I was watching some youtube videos of some baby goats and thought it was really cute how when they run and play they start hopping  . Do adult goats do this too?


----------



## freemotion (Jul 8, 2011)

My younger does occasionally do, on a cool day when they are running in from the pasture.  Just a few hops, then those big udders get in the way!   They do some sparring every day, though, usually in the morning.  They get much more sedate as they grow up.  Thank goodness.  They don't challenge the fencing so much anymore, either.


----------



## SDGsoap&dairy (Jul 8, 2011)

Yes!  Though not quite as often, at least in my herd.  But I love it when they do... it always starts a stampede!


----------



## DonnaBelle (Jul 8, 2011)

When the weather is cool, they get more playful.  The adults I mean.

I love to watch the babies.  Mine run up a tree, and then launch themselves off to fly thru the air.  What a sight.

DonnaBelle


----------



## elevan (Jul 8, 2011)

Mine will occasionally.


----------



## Sunny & the 5 egg layers (Jul 8, 2011)

Thank you guys! I just can't get enough of watching these goat videos! Haha!  They are just so cute.


----------



## Roll farms (Jul 8, 2011)

There's nothing more satisfying than when your 10 yr old doe bounces around and play fights w/ the others on a cool morning...b/c that is one healthy, happy, old goat and you must be doing something right.


----------



## aggieterpkatie (Jul 9, 2011)

My doe loves to do the "bounce and twist and hop sideways" thing, usually when she's walking back to the pasture after she's milked in the morning.    And my 3 yr old ewe will still run and "bound" like lambs do, and usually sheep stop doing that after about a year...guess they're too "grown up" to act like lambs.


----------



## SDGsoap&dairy (Jul 9, 2011)

Roll farms said:
			
		

> There's nothing more satisfying than when your 10 yr old doe bounces around and play fights w/ the others on a cool morning...b/c that is one healthy, happy, old goat and you must be doing something right.

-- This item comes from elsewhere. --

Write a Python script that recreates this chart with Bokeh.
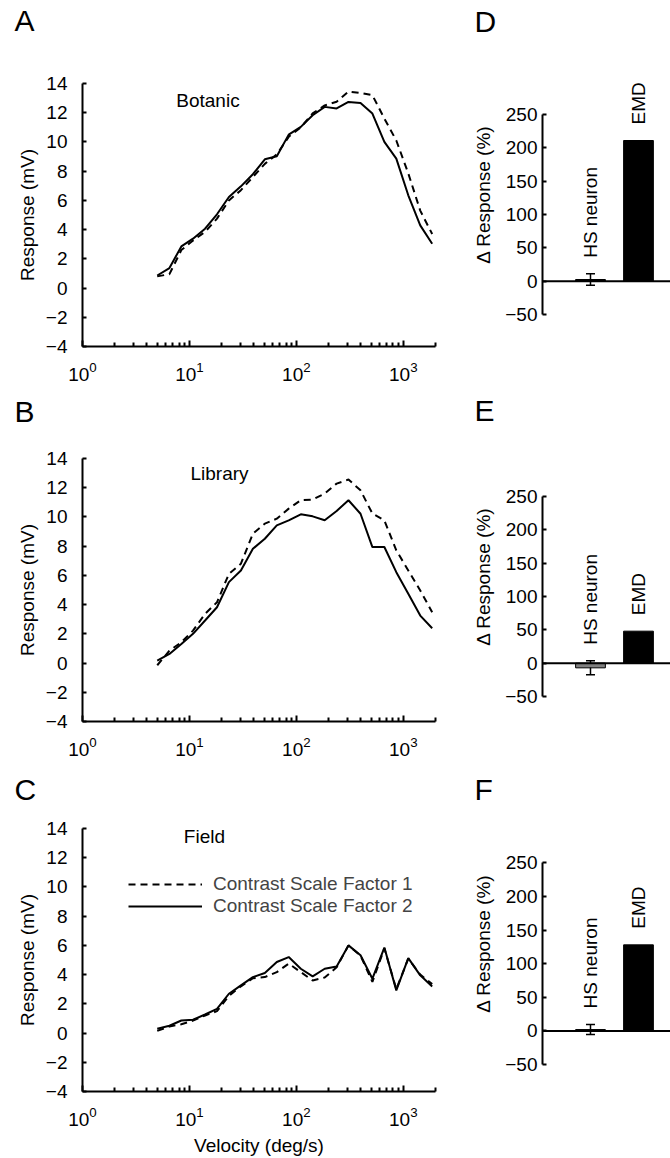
import math
from bokeh.plotting import figure
from bokeh.layouts import row, column
from bokeh.models import (Range1d, FixedTicker, Label, LabelSet, Legend, LegendItem, Span,
                          Whisker, TeeHead, ColumnDataSource, Title)
from bokeh.core.properties import value
from bokeh.embed import file_html
from bokeh.resources import INLINE

# ---------------- data ----------------
velocity = [5.0, 6.5, 8.4, 10.8, 14.0, 18.1, 23.4, 30.3, 39.2, 50.7, 65.6, 84.8,
            110, 142, 184, 238, 307, 398, 514, 665, 860, 1113, 1440, 1862]

botanic_csf1 = [0.8, 0.95, 2.6, 3.25, 3.85, 4.75, 6.0, 6.7, 7.6, 8.5, 9.15, 10.35,
                11.0, 11.95, 12.5, 12.75, 13.45, 13.35, 13.2, 11.6, 10.1, 7.85, 5.3, 3.7]
botanic_csf2 = [0.86, 1.37, 2.85, 3.38, 4.06, 5.05, 6.23, 6.96, 7.79, 8.81, 9.02, 10.5,
                11.03, 11.83, 12.4, 12.29, 12.74, 12.67, 11.94, 10.0, 8.86, 6.35, 4.29, 3.03]
library_csf1 = [-0.15, 0.85, 1.42, 2.22, 3.37, 4.16, 6.11, 6.8, 8.85, 9.54, 9.88, 10.57,
                11.14, 11.19, 11.6, 12.28, 12.56, 11.82, 10.23, 9.77, 7.71, 6.34, 4.97, 3.48]
library_csf2 = [0.16, 0.62, 1.31, 2.0, 2.91, 3.82, 5.54, 6.34, 7.82, 8.51, 9.42, 9.77,
                10.18, 10.04, 9.77, 10.41, 11.14, 10.22, 7.94, 7.94, 6.22, 4.74, 3.25, 2.38]
field_csf1 = [0.15, 0.45, 0.6, 0.85, 1.2, 1.5, 2.55, 3.2, 3.75, 3.83, 4.17, 4.75,
              4.17, 3.6, 3.8, 4.5, 6.0, 5.3, 3.5, 5.8, 3.0, 5.1, 4.0, 3.35]
field_csf2 = [0.29, 0.5, 0.86, 0.91, 1.27, 1.66, 2.69, 3.26, 3.83, 4.11, 4.86, 5.2,
              4.4, 3.88, 4.4, 4.56, 6.0, 5.32, 3.72, 5.85, 2.92, 5.13, 3.95, 3.19]

legend_labels = ["Contrast Scale Factor 1", "Contrast Scale Factor 2"]

bar_groups = ["HS neuron", "EMD"]
botanic_change = [2.5, 211]
botanic_err = [8.5, 0]
library_change = [-7, 48]
library_err = [10.5, 0]
field_change = [2, 128]
field_err = [7.5, 0]

x_major_ticks = [1, 10, 100, 1000]
y_line_ticks = [-4, -2, 0, 2, 4, 6, 8, 10, 12, 14]
y_bar_ticks = [-50, 0, 50, 100, 150, 200, 250]

FONT = "Liberation Sans"
FS = "19px"


def minus(v):
    return ("\u2212" + str(abs(v))) if v < 0 else str(v)


def style_axis(ax):
    ax.axis_line_width = 2
    ax.axis_line_color = "black"
    ax.major_tick_line_width = 2
    ax.minor_tick_line_width = 2
    ax.major_tick_line_color = "black"
    ax.minor_tick_line_color = "black"
    ax.major_tick_out = 0
    ax.minor_tick_out = 0
    ax.major_label_text_font = FONT
    ax.major_label_text_font_size = FS
    ax.major_label_text_color = "black"
    ax.axis_label_text_font = FONT
    ax.axis_label_text_font_size = FS
    ax.axis_label_text_font_style = "normal"
    ax.axis_label_text_color = "black"


def letter(p, text, frame_top, baseline):
    # panel letter; an empty second line pushes it up toward the corner
    gap = max(min(frame_top - 9 - baseline, frame_top - 40), 5)
    p.add_layout(Title(text=text + "\n", align="left", offset=-68, vertical_align="top",
                       standoff=0, text_font=FONT, text_font_size="30px",
                       text_line_height=gap / 30.0,
                       text_font_style="normal", text_color="black"), "above")


def line_panel(name, csf1, csf2, tag, height, btop, bbot, title_x, title_y,
               letter_base, xlabel=None, legend=False):
    p = figure(width=460, height=height, x_axis_type="log",
               x_range=Range1d(1, 2000), y_range=Range1d(-4, 14),
               output_backend="svg", toolbar_location=None,
               min_border_left=82, min_border_right=25,
               min_border_top=btop, min_border_bottom=bbot)
    p.outline_line_color = None
    p.grid.visible = False
    r1 = p.line(velocity, csf1, line_width=2, line_color="black", line_dash="7 5")
    r2 = p.line(velocity, csf2, line_width=2, line_color="black")

    minor = [m * d for d in x_major_ticks for m in range(2, 10) if m * d <= 2000]
    xa = p.xaxis[0]
    style_axis(xa)
    xa.ticker = FixedTicker(ticks=x_major_ticks, minor_ticks=minor)
    xa.major_tick_in = 6
    xa.minor_tick_in = 4
    xa.major_label_standoff = 15
    if xlabel:
        xa.axis_label = xlabel
        xa.axis_label_standoff = 6

    ya = p.yaxis[0]
    style_axis(ya)
    ya.ticker = FixedTicker(ticks=y_line_ticks)
    ya.major_label_overrides = {t: minus(t) for t in y_line_ticks}
    ya.major_tick_in = 4
    ya.minor_tick_line_color = None
    ya.major_label_standoff = 15
    ya.axis_label = "Response (mV)"
    ya.axis_label_standoff = 5

    p.add_layout(Label(x=title_x, y=title_y, text=name, text_font=FONT,
                       text_font_size=FS, text_align="center",
                       text_baseline="alphabetic", text_color="black"))
    letter(p, tag, btop, letter_base)

    if legend:
        lg = Legend(items=[LegendItem(label=legend_labels[0], renderers=[r1]),
                           LegendItem(label=legend_labels[1], renderers=[r2])],
                    location=(46, 174), glyph_width=74, glyph_height=20,
                    label_height=20, label_standoff=11, spacing=0, padding=0,
                    margin=0, border_line_color=None, background_fill_alpha=0,
                    label_text_font=FONT, label_text_font_size=FS,
                    label_text_baseline="middle")
        p.add_layout(lg)
    return p


def bar_panel(vals, errs, hs_color, tag, height, btop, bbot, letter_base):
    p = figure(width=210, height=height, x_range=Range1d(0, 2.667),
               y_range=Range1d(-50, 310), x_axis_location=None,
               output_backend="svg", toolbar_location=None,
               min_border_left=82, min_border_right=0,
               min_border_top=btop, min_border_bottom=bbot)
    p.outline_line_color = None
    p.grid.visible = False
    xs = [1, 2]
    p.vbar(x=xs, top=vals, width=0.62, fill_color=[hs_color, "black"],
           line_color="black", line_width=1)
    p.add_layout(Span(location=0, dimension="width", line_color="black", line_width=2))
    ex = [x for x, e in zip(xs, errs) if e > 0]
    ev = [v for v, e in zip(vals, errs) if e > 0]
    ee = [e for e in errs if e > 0]
    src = ColumnDataSource(dict(x=ex, upper=[v + e for v, e in zip(ev, ee)],
                                lower=[v - e for v, e in zip(ev, ee)]))
    p.add_layout(Whisker(source=src, base="x", upper="upper", lower="lower",
                         line_width=1.5, line_color="black",
                         upper_head=TeeHead(size=9, line_width=1.5, line_color="black"),
                         lower_head=TeeHead(size=9, line_width=1.5, line_color="black")))
    label_y = [max(v + e, 0) + 24 for v, e in zip(vals, errs)]
    lsrc = ColumnDataSource(dict(x=xs, y=label_y, text=bar_groups))
    p.add_layout(LabelSet(source=lsrc, x="x", y="y", text="text", angle=math.pi / 2,
                          text_align="left", text_baseline="middle",
                          text_font=value(FONT), text_font_size=value(FS),
                          text_color="black"))

    ya = p.yaxis[0]
    style_axis(ya)
    ya.bounds = (-50, 250)
    ya.ticker = FixedTicker(ticks=y_bar_ticks)
    ya.major_label_overrides = {t: minus(t) for t in y_bar_ticks}
    ya.major_tick_in = 4
    ya.minor_tick_line_color = None
    ya.major_label_standoff = 5
    ya.axis_label = "\u0394 Response (%)"
    ya.axis_label_standoff = 8
    letter(p, tag, btop, letter_base)
    return p


# left column: A (0-392), B (392-767), C (767-...)
pA = line_panel("Botanic", botanic_csf1, botanic_csf2, "A", 392, 83, 46, 14.9, 12.85, 33)
pB = line_panel("Library", library_csf1, library_csf2, "B", 375, 66, 46, 19.1, 12.97, 29)
pC = line_panel("Field", field_csf1, field_csf2, "C", 420, 61, 96, 13.8, 13.47, 33,
                xlabel="Velocity (deg/s)", legend=True)
# right column: D (0-383), E (383-758), F (758-...)
pD = bar_panel(botanic_change, botanic_err, "black", "D", 383, 74, 69, 33)
pE = bar_panel(library_change, library_err, "#808080", "E", 375, 73, 62, 39)
pF = bar_panel(field_change, field_err, "#9a9a9a", "F", 400, 64, 94, 41)

layout = row(column(pA, pB, pC), column(pD, pE, pF))
open("out.html", "w").write(file_html(layout, INLINE))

I agree 100%.  You KNOW they're feeling good when they get "the crazies" as we call them here.


----------



## carolinagirl (Jul 9, 2011)

I have a 3 year old ewe that does it sometimes, usually when she is on alert about something.  I have never seen her do it playfully though.


----------



## Sunny & the 5 egg layers (Jul 9, 2011)

Awww!  
Here is a cute video I found of some baby goats hopping! It is adorable! 
http://www.youtube.com/watch?v=j66-liCP08s&feature=related


----------



## julieq (Jul 9, 2011)

Unless they're pregnant and super fat, our adult does do hop and jump sideways when it's cool and when they're feeling energetic.  Not so much in the hot afternoons and evenings though.  We don't really see it with our mature bucks though.  Of course they are always too interested in visiting with the does through the fencing when they're out and about!


----------



## peachick (Jul 13, 2011)

I see mine do the head but thing in play but rarely do they do the jumping running dance 

However,  I saw my 4 year old doe Rapunzel do it recently.  I had the girls out to free range and they ended up way over by the driveway eating the daylillys.
I herd back to their barn and they all trotted home, except for Rapunzel who stayed behind the herd.  So  I ran after her to chase her home, she got all frisky and did the baby goat jump in the air with a twist thing, and then ran home sideways.  lol
I love my goats


----------



## Pearce Pastures (Jul 14, 2011)

Ours would but I'd only catch them when they didn't know I was looking, as if they were just too mature for that and didn't want me to bust them be silly.  So cute.


----------



## Sunny & the 5 egg layers (Jul 14, 2011)

peachick said:
			
		

> I see mine do the head but thing in play but rarely do they do the jumping running dance
> 
> However,  I saw my 4 year old doe Rapunzel do it recently.  I had the girls out to free range and they ended up way over by the driveway eating the daylillys.
> I herd back to their barn and they all trotted home, except for Rapunzel who stayed behind the herd.  So  I ran after her to chase her home, she got all frisky and did the baby goat jump in the air with a twist thing, and then ran home sideways.  lol
> I love my goats


Awww!  Thats cute. Haha! and funny!


----------



## Sunny & the 5 egg layers (Jul 14, 2011)

Melissa said:
			
		

> Ours would but I'd only catch them when they didn't know I was looking, as if they were just too mature for that and didn't want me to bust them be silly.  So cute.


Haha! LOL!


----------